Not only was the work John engaged in varied, but it was worthwhile. “I made extensions to IBM’s and Microsoft’s operating systems in Assembly/Machine Language, and I programmed in many high-level languages. I even taught several of these at Miami.”

As you can imagine, setting up a completely new computing environment took time, and John was able to leverage his various skills in a variety of IT areas. “I began management with a small team dedicated to supporting several mainframes, was eventually responsible for central computer operations, network services and select core services such as email and file sharing.” John ended his Miami career as the Director of Enterprise Systems.

Besides the regular work associated with a job in IT, John also got the chance to be involved in some very interesting projects. “During my career I got to work with many folks throughout the University; helping with such disparate endeavors as academic instruction (e.g. a Spanish professor working on teaching languages using punch cards in 1978!), research (e.g. an English professor analyzing the works of an English nobleman), preparing for an Avian Flu epidemic, and building the command center at the university’s police station.”

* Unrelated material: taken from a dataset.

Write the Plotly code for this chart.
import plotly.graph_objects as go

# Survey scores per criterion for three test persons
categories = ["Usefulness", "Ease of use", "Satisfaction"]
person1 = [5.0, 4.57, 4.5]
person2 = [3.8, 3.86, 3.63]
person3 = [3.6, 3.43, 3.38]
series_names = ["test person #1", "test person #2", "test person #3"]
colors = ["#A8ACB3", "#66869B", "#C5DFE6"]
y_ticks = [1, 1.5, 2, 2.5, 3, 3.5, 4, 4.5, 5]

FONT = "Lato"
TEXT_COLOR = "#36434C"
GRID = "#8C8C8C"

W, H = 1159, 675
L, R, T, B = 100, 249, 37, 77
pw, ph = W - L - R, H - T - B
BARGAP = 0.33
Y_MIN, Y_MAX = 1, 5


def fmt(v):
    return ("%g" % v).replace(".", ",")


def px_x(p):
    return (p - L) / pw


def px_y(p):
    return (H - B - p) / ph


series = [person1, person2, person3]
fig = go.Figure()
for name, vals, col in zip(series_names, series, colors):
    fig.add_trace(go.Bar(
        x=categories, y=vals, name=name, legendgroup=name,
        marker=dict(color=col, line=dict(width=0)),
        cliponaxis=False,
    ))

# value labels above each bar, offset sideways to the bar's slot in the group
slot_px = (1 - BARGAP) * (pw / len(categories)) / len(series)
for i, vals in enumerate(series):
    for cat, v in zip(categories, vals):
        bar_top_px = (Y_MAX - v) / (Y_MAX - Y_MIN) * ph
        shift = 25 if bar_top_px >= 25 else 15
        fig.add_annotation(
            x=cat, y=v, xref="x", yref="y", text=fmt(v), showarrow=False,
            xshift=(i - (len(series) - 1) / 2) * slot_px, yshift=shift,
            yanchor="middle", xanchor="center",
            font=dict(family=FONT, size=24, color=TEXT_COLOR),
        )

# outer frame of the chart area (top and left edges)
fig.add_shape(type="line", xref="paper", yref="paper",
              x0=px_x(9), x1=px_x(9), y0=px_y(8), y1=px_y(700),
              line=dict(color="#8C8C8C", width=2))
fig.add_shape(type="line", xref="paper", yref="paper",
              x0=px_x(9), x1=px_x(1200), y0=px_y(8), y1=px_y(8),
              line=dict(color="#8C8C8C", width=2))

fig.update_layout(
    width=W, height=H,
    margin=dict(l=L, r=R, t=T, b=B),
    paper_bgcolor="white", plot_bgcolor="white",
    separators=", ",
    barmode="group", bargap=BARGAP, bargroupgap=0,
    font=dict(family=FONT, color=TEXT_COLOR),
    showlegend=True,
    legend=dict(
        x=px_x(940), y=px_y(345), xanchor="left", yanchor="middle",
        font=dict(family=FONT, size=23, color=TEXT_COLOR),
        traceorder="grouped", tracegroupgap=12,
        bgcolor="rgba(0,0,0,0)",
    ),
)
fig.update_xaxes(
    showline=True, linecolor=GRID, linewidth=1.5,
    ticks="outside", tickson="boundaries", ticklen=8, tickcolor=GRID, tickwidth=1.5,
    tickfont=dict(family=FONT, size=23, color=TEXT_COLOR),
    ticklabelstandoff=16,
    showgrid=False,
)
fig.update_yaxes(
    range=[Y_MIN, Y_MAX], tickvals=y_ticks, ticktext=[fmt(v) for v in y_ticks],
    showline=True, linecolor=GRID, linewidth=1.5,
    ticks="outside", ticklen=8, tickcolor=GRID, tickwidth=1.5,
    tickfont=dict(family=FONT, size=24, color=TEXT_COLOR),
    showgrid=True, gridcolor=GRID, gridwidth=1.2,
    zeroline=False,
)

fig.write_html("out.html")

John Kinne in a blue suit, wearing a name tag and talking John has worked on several political campaigns, and as he notes, “Some have been successful.” For example, John is currently a re-elected Oxford Township Trustee. Last November he also ran for a State Senate spot for the 4th District but was defeated by the incumbent candidate. At the time, he said he was running because he wanted to make Ohio a better place, especially for kids. “Working together, we can better the lives of children by improving education, healthcare, and security.”

Away from Miami John has worked in a variety of industries, including as a magazine editor and journalist. “I also worked for a handful of Fortune 500 companies. Most of this work was done remotely – there was little point in going to the office as my teams were distributed around the world in such places as India, Argentina, England, Germany, and many U.S. states. Much of this work involved optimizing global infrastructure operations.”

Although John is currently out of the IT business, he still stays busy with his work for the township, and other endeavors. “I am working on my tree farm, and I am focused in my hobbies.” These include photography (in particular astrophotography), playing guitar, and every once in a while trekking west to climb a few mountains.

Education has always been very important to John. It was a big part of his political platform and remains a big part of his life. “My wife Bobbi and I teach English as a second language and I have recently taught several computer courses in Spanish.”

All in a day's work for this new age, Renaissance man.